È trascorso mezzo secolo dal colpo di Stato del 21 aprile 1967, ma le conseguenze dei sette anni di dittatura continuano a farsi sentire nella vita politica del paese. Quest’epoca è stata oggetto di studi da parte degli storici – come ce lo ricordano il convegno di grandissimo interesse dell’EIE (Fondazione greca di ricerca scientifica) e degli ASKI (Archivi di storia sociale contemporanea) – e le edizioni speciali del nostro quotidiano.

Alcuni aspetti ed alcune conseguenze di questo periodo sono ancora molto vivi e ogni tanto riappaiono alla superficie, rinascendo in un certo senso dalle loro ceneri come l’uccello sinistro che i membri della giunta avevano scelto come emblema (la fenice).

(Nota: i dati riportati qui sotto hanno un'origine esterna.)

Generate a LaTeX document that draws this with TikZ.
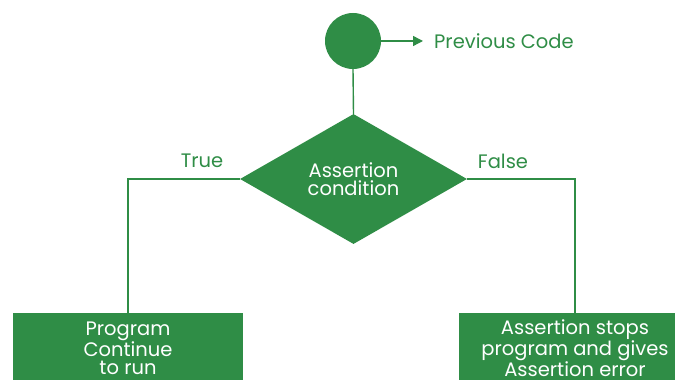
\documentclass[tikz,border=0pt]{standalone}
\usepackage{fontspec}
\setmainfont{Poppins}
\usepackage{tikz}
\usetikzlibrary{positioning,arrows.meta,shapes.geometric}
\definecolor{gfg}{HTML}{2F8D46}

\begin{document}
\begin{tikzpicture}[
    x=1pt, y=1pt,
    font=\fontsize{19.5}{18.2}\selectfont,
    startc/.style={circle, fill=gfg, minimum size=56pt, inner sep=0pt},
    cond/.style={diamond, fill=gfg, text=white, align=center,
      minimum width=227pt, minimum height=130pt, inner sep=0pt},
    blk/.style={rectangle, fill=gfg, text=white, align=center,
      minimum height=70pt, inner sep=0pt},
    lbl/.style={text=gfg, inner sep=1pt},
    line/.style={draw=gfg, line width=1.4pt},
    arr/.style={line, -{Triangle[length=10pt, width=10pt]}}
  ]
  \useasboundingbox (0,0) rectangle (675,380);

  \node[startc] (start) at (353,339) {};
  \node[lbl, anchor=west] (prev) at (433,339) {Previous Code};

  \node[cond] (check) at (353.5,201) {Assertion\\condition};

  \node[lbl] (tlbl) at (202,219) {True};
  \node[lbl] (flbl) at (503,219) {False};

  \node[blk, anchor=north, minimum width=230pt] (yes) at (128,67)
    {Program\\Continue\\to run};
  \node[blk, anchor=north, minimum width=232pt] (no) at (575,67)
    {Assertion stops\\program and gives\\Assertion error};

  \draw[arr, shorten >=10pt] (start.east) -- (prev.west);
  \draw[line] (start.south) -- (check.north);
  \draw[line] (check.west) -| (yes.north);
  \draw[line] (check.east) -| (no.north);
\end{tikzpicture}
\end{document}
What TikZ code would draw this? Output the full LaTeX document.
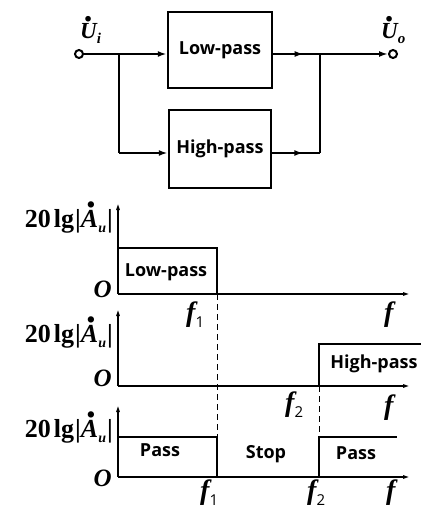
\documentclass[tikz,border=0pt]{standalone}
\usepackage{amsmath}
\usepackage{fontspec}
\setmainfont{Liberation Serif}
\newfontfamily\boxfont{Open Sans}
\usetikzlibrary{arrows.meta,decorations.markings}
% letter with a heavy dot above
\newcommand\dt[3][0pt]{\leavevmode\vbox{\offinterlineskip\halign{\hfil##\hfil\cr\kern#1\scalebox{1.5}{\bfseries .}\cr\noalign{\kern#2}#3\cr}}}
\newcommand\subsf[1]{\raisebox{-0.22em}{\boxfont\upshape\mdseries\fontsize{15}{15}\selectfont #1}}
\newcommand\ylab{{\bfseries 20\kern3pt lg\kern1pt|}\dt[3pt]{2pt}{\bfseries\itshape A}\raisebox{-0.2em}{\bfseries\itshape\fontsize{14}{14}\selectfont u}\kern1pt{\bfseries|}}
\begin{document}
\begin{tikzpicture}[x=1pt,y=-1pt,
  blk/.style={draw,line width=2.5pt,inner sep=0,font=\boxfont\bfseries\fontsize{18}{20}\selectfont},
  term/.style={circle,draw,line width=2pt,minimum size=8pt,inner sep=0,fill=white},
  wire/.style={line width=2.5pt},
  tip/.style={-{Latex[length=9pt,width=6pt]}},
  midarr/.style={postaction={decorate},decoration={markings,mark=at position #1 with {\arrow{Latex[length=9pt,width=6pt]}}}},
  lbl/.style={font=\boxfont\bfseries\fontsize{18}{20}\selectfont,inner sep=0},
  ulab/.style={font=\bfseries\itshape\fontsize{23}{24}\selectfont,inner sep=0,anchor=base west},
  flab/.style={font=\bfseries\itshape\fontsize{28}{30}\selectfont,inner sep=0,anchor=base west},
  olab/.style={font=\bfseries\itshape\fontsize{25}{26}\selectfont,inner sep=0,anchor=base east},
  ylabel/.style={font=\fontsize{26}{27}\selectfont,inner sep=0,anchor=base east},
  axis/.style={line width=2pt},
  axtip/.style={-{Latex[length=8pt,width=4pt]}},
  curve/.style={line width=2.8pt},
  dashline/.style={line width=1pt,dash pattern=on 6pt off 4pt}
]
\useasboundingbox (0,0) rectangle (421,508);
% ---- block diagram ----
\node[term] (ui) at (79,54) {};
\node[term] (uo) at (393,54) {};
\node[blk,minimum width=104pt,minimum height=76pt] (lp) at (220,50) {Low-pass};
\node[blk,minimum width=102pt,minimum height=78pt] (hp) at (220,149) {High-pass};
\coordinate (jl) at (119,54);
\coordinate (jr) at (320,54);
\coordinate (hj) at (320,153);
\coordinate (hjl) at (119,153);
\node[ulab] (uil) at (80,39) {\dt[2pt]{2pt}{U}\raisebox{-0.2em}{\fontsize{15}{15}\selectfont i}};
\node[ulab] (uol) at (381,39) {\dt[2pt]{2pt}{U}\raisebox{-0.2em}{\fontsize{15}{15}\selectfont o}};
\draw[wire] (ui) -- (jl);
\draw[wire,tip] (jl) -- (lp.west |- jl);
\draw[wire] (jl) -- (hjl);
\draw[wire,tip] (hjl) -- (hp.west |- hjl);
\draw[wire,midarr=0.65] (lp.east |- jr) -- (jr);
\draw[wire,midarr=0.65] (hp.east |- hj) -- (hj);
\draw[wire] (hj) -- (jr);
\draw[wire,tip] (jr) -- (uo);
% ---- plot 1 ----
\node[ylabel] (y1) at (113,227) {\ylab};
\draw[axis,axtip] (118,294) -- (118,202);
\draw[axis,axtip] (118,294) -- (411,294);
\draw[curve] (118,248) -- (217,248) -- (217,294);
\node[lbl] (t1) at (166,272) {Low-pass};
\node[olab] (o1) at (112,297) {O};
\node[flab] (f11) at (186,321) {f\subsf{1}};
\node[flab] (f1) at (384,321) {f};
% ---- plot 2 ----
\node[ylabel] (y2) at (113,342) {\ylab};
\draw[axis,axtip] (118,386) -- (118,308);
\draw[axis,axtip] (118,386) -- (411,386);
\draw[curve] (319,386) -- (319,344) -- (421,344);
\node[lbl] (t2) at (374,364) {High-pass};
\node[olab] (o2) at (112,386) {O};
\node[flab] (f22) at (285,411) {f\subsf{2}};
\node[flab] (f2) at (384,414) {f};
% ---- plot 3 ----
\node[ylabel] (y3) at (113,437) {\ylab};
\draw[axis,axtip] (118,477) -- (118,404);
\draw[axis,axtip] (118,477) -- (411,477);
\draw[curve] (118,437) -- (217,437) -- (217,477);
\draw[curve] (319,477) -- (319,437) -- (397,437);
\node[lbl] (t3a) at (160,450) {Pass};
\node[lbl] (t3b) at (266,454) {Stop};
\node[lbl] (t3c) at (356,453) {Pass};
\node[olab] (o3) at (112,486) {O};
\node[flab] (f31) at (200,499) {f\subsf{1}};
\node[flab] (f32) at (307,499) {f\subsf{2}};
\node[flab] (f3) at (386,499) {f};
% ---- dashed guides ----
\draw[dashline] (217,294) -- (217,437);
\draw[dashline] (319,386) -- (319,437);
\end{tikzpicture}
\end{document}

Questo fenomeno si manifestò soprattutto dopo il crollo del sistema politico causato dalla crisi, quando entrarono ufficialmente in Parlamento alcuni rappresentanti dei nostalgici della giunta, inclusa la sua tendenza più dura, ovvero quella nazista. Ovviamente a partire dagli anni 1990 era stata preceduta dalla creazione di una corrente che contestava il ritorno alla democrazia, rimettendo in questione le disgrazie che la dittatura aveva causato.
A quel punto abbiamo vissuto la trasformazione della società greca, “europea” tollerante in una società xenofoba, mentre si ci imponevano dall’alto i sermoni nazionalisti e le manifestazioni ufficiali, organizzate dalla classe dirigente di allora.
E poi, nel corso del decennio successivo, fu la chiesa a coinvolgersi nella “battaglia identitaria” per ricordarci gli aspetti positivi della Grecia dei cristiani ellenici (slogan della Giunta).
I media giocavano un ruolo chiave nel contesto di questa trasformazione. Un ruolo del tutto particolare lo giocava la televisione privata che a quell’epoca aveva assunto delle proporzioni gigantesche. Fino ad oggi vediamo dei giornali che assumendo le sembianze “democratiche” sotto l’etichetta di “racconti storici” riprendono i racconti della giunta o della propaganda monarchica o falsificavano apertamente la storia di questo periodo solo per non offendere  i figliastri di una delle numerose dinastie politiche.
Nella nostra epoca il ricordo, la comprensione e l’analisi della dittatura sono di un’attualità sempre più pressante. E la difesa dei valori della transizione democratica acquista un’importanza sempre maggiore. Perché dopo 50 anni non si può più ingannare nessuno.
Manteniamo dunque il ricordo incancellabile di tutti coloro che hanno sacrificato anni della loro vita nelle prigioni ed in esilio e hanno persino sacrificato la propria vita nella loro resistenza contro la Giunta, e difendiamo la libertà e la democrazia che non ci hanno mai concesso volentieri in questo paese.